Setirot – Speranza

stefano-jesurumSicurezza vuol dire periferie dove un ragazzo di 19 anni non abbia paura di essere colpito da un proiettile di pistola che gli segna la vita. Sicurezza significa dare il diritto a due ragazzi che si vogliono baciare perché si vogliono bene di non avere paura che qualcuno li insulti sull’autobus. Sicurezza vuol dire permettere a un ragazzo che vuole pregare Allah di poterlo fare senza sentirsi deriso.
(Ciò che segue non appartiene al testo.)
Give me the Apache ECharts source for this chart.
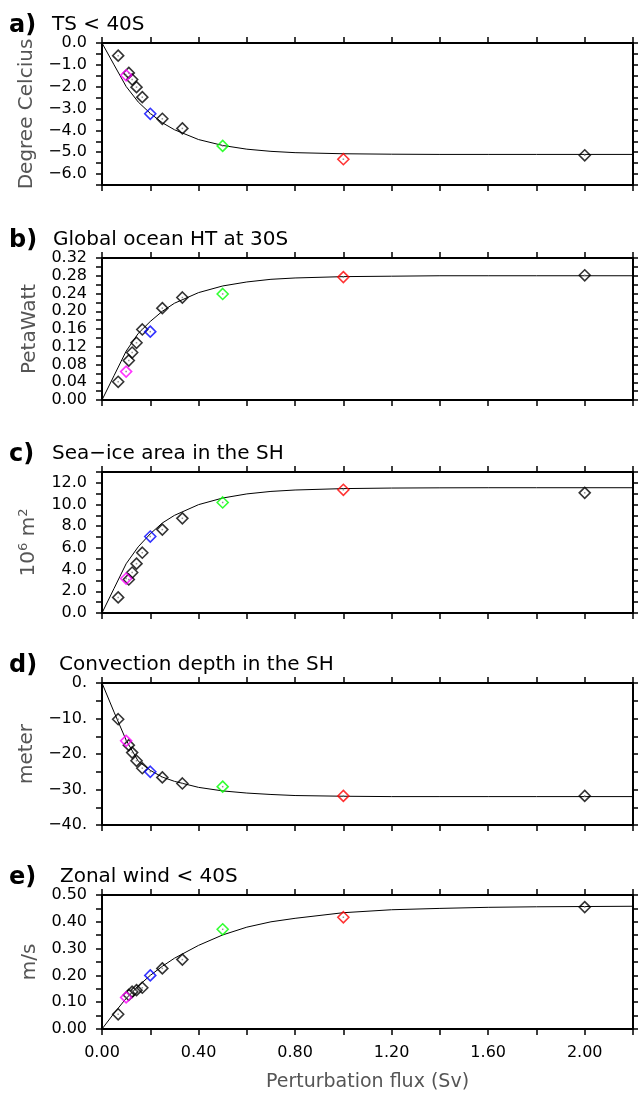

Sicurezza vuol dire per tanti ragazzi prendere l’autobus e andare a scuola con la kippà in testa e sentirsi felici e non vittime di insulti o di paure.
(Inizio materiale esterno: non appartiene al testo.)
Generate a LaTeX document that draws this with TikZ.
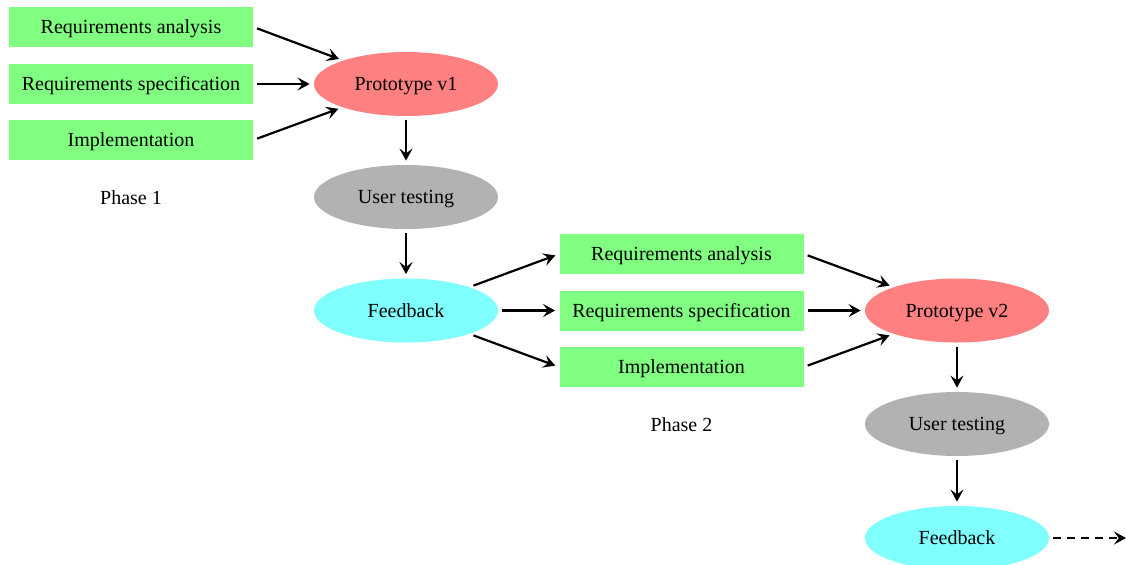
\documentclass[tikz,border=0pt]{standalone}
\usepackage{fontspec}
\setmainfont{Liberation Serif}
\usetikzlibrary{shapes.geometric,arrows.meta}
\definecolor{boxgreen}{RGB}{128,255,128}
\definecolor{protored}{RGB}{255,128,128}
\definecolor{testgray}{RGB}{178,178,178}
\definecolor{feedcyan}{RGB}{128,255,255}
\tikzset{
  px/.style={x=0.5pt,y=-0.5pt},
  txt/.style={font=\fontsize{10}{12}\selectfont,text height=7.6pt,text depth=1pt},
  stepbox/.style={rectangle,fill=boxgreen,minimum width=122pt,minimum height=20pt,inner sep=0pt,txt},
  blob/.style={ellipse,minimum width=92pt,minimum height=32pt,inner sep=0pt,txt},
  proto/.style={blob,fill=protored},
  utest/.style={blob,fill=testgray},
  fback/.style={blob,fill=feedcyan},
  phase/.style={txt},
  conn/.style={-{Stealth[length=6pt,width=6.5pt,inset=2.4pt]},line width=1.1pt,shorten <=2pt,shorten >=2pt}
}
\begin{document}
\begin{tikzpicture}[px]
\useasboundingbox (0,0) rectangle (1126,564);
% Phase 1
\node[stepbox] (ra1) at (131,27) {Requirements analysis};
\node[stepbox] (rs1) at (131,84) {Requirements specification};
\node[stepbox] (im1) at (131,140) {Implementation};
\node[phase] (ph1) at (131,198) {Phase 1};
\node[proto] (p1) at (406,84) {Prototype v1};
\node[utest] (u1) at (406,197) {User testing};
\node[fback] (f1) at (406,310.5) {Feedback};
% Phase 2
\node[stepbox] (ra2) at (681.5,254) {Requirements analysis};
\node[stepbox] (rs2) at (681.5,310.5) {Requirements specification};
\node[stepbox] (im2) at (681.5,367) {Implementation};
\node[phase] (ph2) at (681.5,425) {Phase 2};
\node[proto] (p2) at (957,310.5) {Prototype v2};
\node[utest] (u2) at (957,424) {User testing};
\node[fback] (f2) at (957,538) {Feedback};
\coordinate (next) at (1127,538);
% connectors
\draw[conn] (ra1.east) -- (p1);
\draw[conn] (rs1.east) -- (p1);
\draw[conn] (im1.east) -- (p1);
\draw[conn] (p1) -- (u1);
\draw[conn] (u1) -- (f1);
\draw[conn] (f1) -- (ra2.west);
\draw[conn] (f1) -- (rs2.west);
\draw[conn] (f1) -- (im2.west);
\draw[conn] (ra2.east) -- (p2);
\draw[conn] (rs2.east) -- (p2);
\draw[conn] (im2.east) -- (p2);
\draw[conn] (p2) -- (u2);
\draw[conn] (u2) -- (f2);
\draw[conn,dash pattern=on 4pt off 3pt,shorten >=0.5pt] (f2) -- (next);
\end{tikzpicture}
\end{document}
È uno dei passaggi che più mi sono piaciuti del discorso pronunciato da Nicola Zingaretti la sera in cui le primarie lo hanno eletto nuovo segretario del Partito democratico. Parole che – si sia piddini come me o no – dovrebbero essere condivise e auspicate da ogni cittadino in buona fede, se non razzista e fascista. Purtroppo temo che ci sarà chi inizierà – o forse lo ha già fatto – con i distinguo capziosi, con le lagne vittimistiche, con una sorta di sorda volontà di non cogliere mai il positivo bensì di incistarsi perennemente sul negativo. Debbo essere più chiaro? Prendiamo a esempio la grande manifestazione antirazzista di Milano. È stata semplicemente splendida, ha ridato speranza a un popolo che rischiava di rinchiudersi nella propria frustrante malinconia. Ha suonato la tromba del nuovo impegno per un futuro migliore del cupo e incattivito presente. Certo, in mezzo a 200mila donne e uomini, bambini, famiglie, anziani, ha sventolato qualche bandiera palestinese che non c’entrava veramente alcunché. Le ho viste solamente in fotografia, però giurerei che a portarle siano state quelle poche decine di persone che da anni hanno fatto dei diritti palestinesi la maschera del loro antisemitismo.
E allora dai! andiamo avanti. A forza di guardare il dito finiremo sennò col perderci lo spettacolo della luna. Noi che della speranza abbiamo fatto nei secoli la nostra forza – oltre che l’inno di Israele.